Collected data:

● ● ●

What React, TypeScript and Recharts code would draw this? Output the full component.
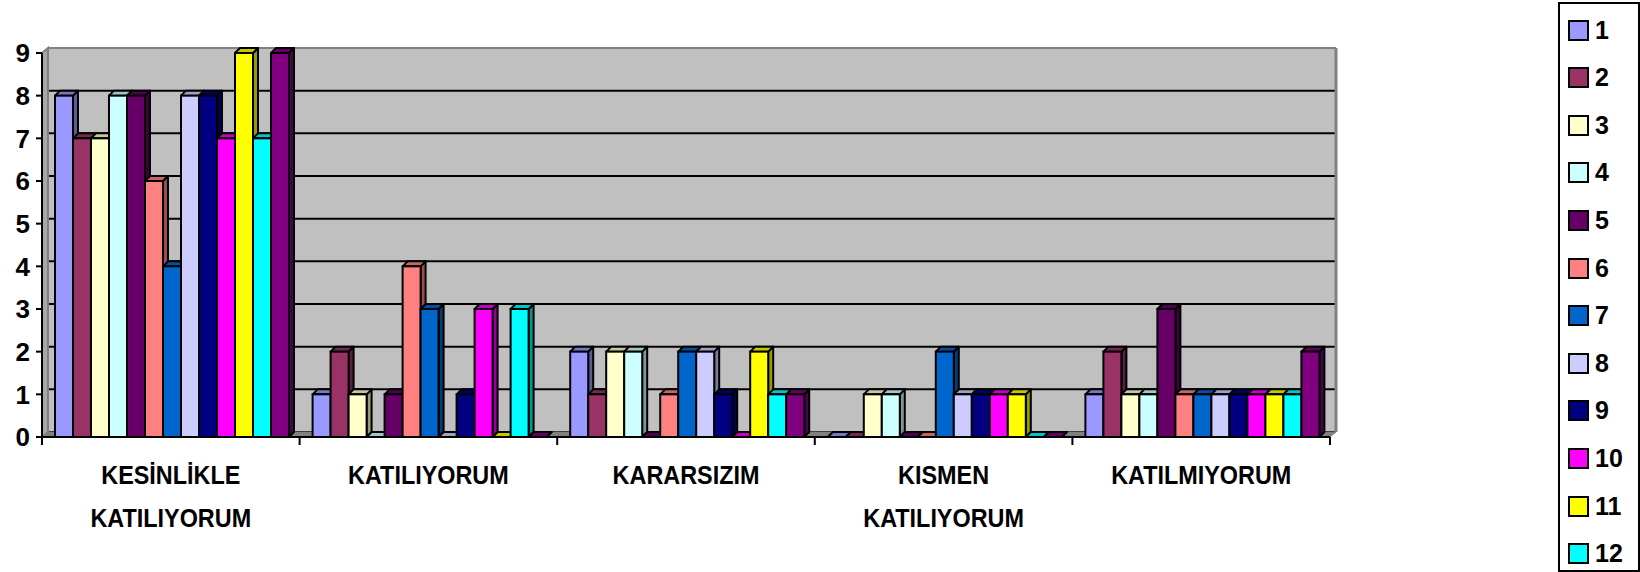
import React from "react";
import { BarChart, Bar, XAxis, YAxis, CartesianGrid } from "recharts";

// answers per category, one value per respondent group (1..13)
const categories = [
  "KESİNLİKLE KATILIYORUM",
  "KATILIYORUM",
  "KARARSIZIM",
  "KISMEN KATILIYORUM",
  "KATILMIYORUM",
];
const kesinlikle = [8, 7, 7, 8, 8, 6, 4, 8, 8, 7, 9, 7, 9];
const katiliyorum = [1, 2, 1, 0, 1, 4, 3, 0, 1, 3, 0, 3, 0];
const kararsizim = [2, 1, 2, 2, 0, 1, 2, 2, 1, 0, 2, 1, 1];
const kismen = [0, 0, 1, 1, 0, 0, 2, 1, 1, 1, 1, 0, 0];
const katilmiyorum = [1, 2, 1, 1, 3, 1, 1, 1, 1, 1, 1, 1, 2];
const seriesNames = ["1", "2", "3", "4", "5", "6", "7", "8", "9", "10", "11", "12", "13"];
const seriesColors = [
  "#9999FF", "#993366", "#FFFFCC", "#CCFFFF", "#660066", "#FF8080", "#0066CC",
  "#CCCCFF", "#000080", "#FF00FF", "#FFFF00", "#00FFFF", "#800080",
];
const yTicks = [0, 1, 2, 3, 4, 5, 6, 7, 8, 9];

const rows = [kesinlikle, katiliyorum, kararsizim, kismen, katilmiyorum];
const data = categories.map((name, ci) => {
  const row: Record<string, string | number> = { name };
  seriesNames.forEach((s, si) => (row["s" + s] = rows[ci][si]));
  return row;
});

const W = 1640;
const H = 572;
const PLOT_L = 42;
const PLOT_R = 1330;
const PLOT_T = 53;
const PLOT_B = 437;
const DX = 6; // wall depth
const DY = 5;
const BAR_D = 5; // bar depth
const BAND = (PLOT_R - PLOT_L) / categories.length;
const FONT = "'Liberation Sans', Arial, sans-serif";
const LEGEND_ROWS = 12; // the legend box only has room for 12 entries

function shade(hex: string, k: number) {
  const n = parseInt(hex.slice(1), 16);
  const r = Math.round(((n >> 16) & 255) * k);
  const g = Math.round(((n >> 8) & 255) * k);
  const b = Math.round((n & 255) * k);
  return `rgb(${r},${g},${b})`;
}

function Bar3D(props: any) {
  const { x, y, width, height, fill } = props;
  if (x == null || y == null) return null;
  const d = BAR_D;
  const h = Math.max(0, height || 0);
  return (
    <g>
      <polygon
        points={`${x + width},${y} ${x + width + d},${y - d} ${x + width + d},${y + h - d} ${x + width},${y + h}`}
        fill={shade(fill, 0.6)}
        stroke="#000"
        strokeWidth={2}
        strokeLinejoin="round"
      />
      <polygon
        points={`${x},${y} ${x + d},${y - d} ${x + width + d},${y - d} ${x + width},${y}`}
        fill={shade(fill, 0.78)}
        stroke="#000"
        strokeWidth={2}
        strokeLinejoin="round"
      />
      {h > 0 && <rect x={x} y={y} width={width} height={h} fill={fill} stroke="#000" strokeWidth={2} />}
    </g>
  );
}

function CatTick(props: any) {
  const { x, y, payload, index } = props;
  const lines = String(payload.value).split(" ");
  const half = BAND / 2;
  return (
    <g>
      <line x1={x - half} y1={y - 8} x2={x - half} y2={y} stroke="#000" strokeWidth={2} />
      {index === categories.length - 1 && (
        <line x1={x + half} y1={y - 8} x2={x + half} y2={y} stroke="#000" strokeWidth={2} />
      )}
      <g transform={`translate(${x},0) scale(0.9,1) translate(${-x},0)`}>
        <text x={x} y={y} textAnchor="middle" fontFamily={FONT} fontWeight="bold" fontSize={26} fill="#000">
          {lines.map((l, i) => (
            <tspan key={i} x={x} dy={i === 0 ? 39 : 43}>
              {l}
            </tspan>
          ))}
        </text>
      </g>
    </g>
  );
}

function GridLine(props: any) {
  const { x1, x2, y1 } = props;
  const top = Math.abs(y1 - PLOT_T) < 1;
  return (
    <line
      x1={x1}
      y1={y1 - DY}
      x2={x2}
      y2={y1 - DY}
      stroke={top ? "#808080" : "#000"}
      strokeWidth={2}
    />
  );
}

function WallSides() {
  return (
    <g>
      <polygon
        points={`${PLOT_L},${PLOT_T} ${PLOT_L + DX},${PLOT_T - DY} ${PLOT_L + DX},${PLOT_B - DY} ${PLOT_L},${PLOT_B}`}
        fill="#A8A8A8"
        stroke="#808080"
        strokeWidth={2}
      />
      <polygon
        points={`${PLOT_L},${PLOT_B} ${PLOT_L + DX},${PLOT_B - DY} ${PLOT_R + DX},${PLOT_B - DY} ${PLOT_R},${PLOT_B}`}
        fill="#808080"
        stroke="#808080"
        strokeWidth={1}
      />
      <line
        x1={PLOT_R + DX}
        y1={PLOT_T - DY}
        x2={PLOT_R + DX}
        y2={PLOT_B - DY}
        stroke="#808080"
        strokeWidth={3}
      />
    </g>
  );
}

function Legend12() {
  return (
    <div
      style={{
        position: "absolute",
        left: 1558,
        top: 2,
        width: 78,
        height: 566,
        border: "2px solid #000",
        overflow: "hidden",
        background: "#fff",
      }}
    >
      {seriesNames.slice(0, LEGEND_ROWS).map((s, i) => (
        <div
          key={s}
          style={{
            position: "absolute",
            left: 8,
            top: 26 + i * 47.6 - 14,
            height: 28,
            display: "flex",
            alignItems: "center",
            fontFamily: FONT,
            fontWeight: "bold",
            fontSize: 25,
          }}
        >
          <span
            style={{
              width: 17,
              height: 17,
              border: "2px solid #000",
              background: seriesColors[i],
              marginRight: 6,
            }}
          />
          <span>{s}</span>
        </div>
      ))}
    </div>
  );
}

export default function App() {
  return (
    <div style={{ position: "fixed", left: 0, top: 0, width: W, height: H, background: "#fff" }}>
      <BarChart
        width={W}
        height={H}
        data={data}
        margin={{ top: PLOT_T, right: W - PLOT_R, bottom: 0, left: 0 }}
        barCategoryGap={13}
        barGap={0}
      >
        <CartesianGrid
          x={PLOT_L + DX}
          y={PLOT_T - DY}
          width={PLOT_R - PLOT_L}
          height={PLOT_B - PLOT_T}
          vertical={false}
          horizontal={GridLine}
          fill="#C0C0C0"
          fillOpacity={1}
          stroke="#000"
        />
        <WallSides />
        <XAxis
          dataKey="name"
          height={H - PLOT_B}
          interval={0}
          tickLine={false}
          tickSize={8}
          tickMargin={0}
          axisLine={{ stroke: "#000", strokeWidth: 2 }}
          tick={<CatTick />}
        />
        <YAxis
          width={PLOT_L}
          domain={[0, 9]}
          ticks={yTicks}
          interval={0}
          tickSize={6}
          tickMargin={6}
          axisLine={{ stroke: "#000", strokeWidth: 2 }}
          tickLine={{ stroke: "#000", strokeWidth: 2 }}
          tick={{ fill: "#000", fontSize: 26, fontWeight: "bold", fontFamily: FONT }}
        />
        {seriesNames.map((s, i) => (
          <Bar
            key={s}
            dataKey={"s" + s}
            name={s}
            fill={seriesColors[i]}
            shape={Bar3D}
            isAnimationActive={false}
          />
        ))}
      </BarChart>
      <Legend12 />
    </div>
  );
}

● ● ●

What you will do: Would you reproduce the lines above, from the very first through the line containing "XAxis, YAxis, CartesianGrid", exactly and without the pictures?

Result for this exercise:
What React, TypeScript and Recharts code would draw this? Output the full component.
import React from "react";
import { BarChart, Bar, XAxis, YAxis, CartesianGrid } from "recharts";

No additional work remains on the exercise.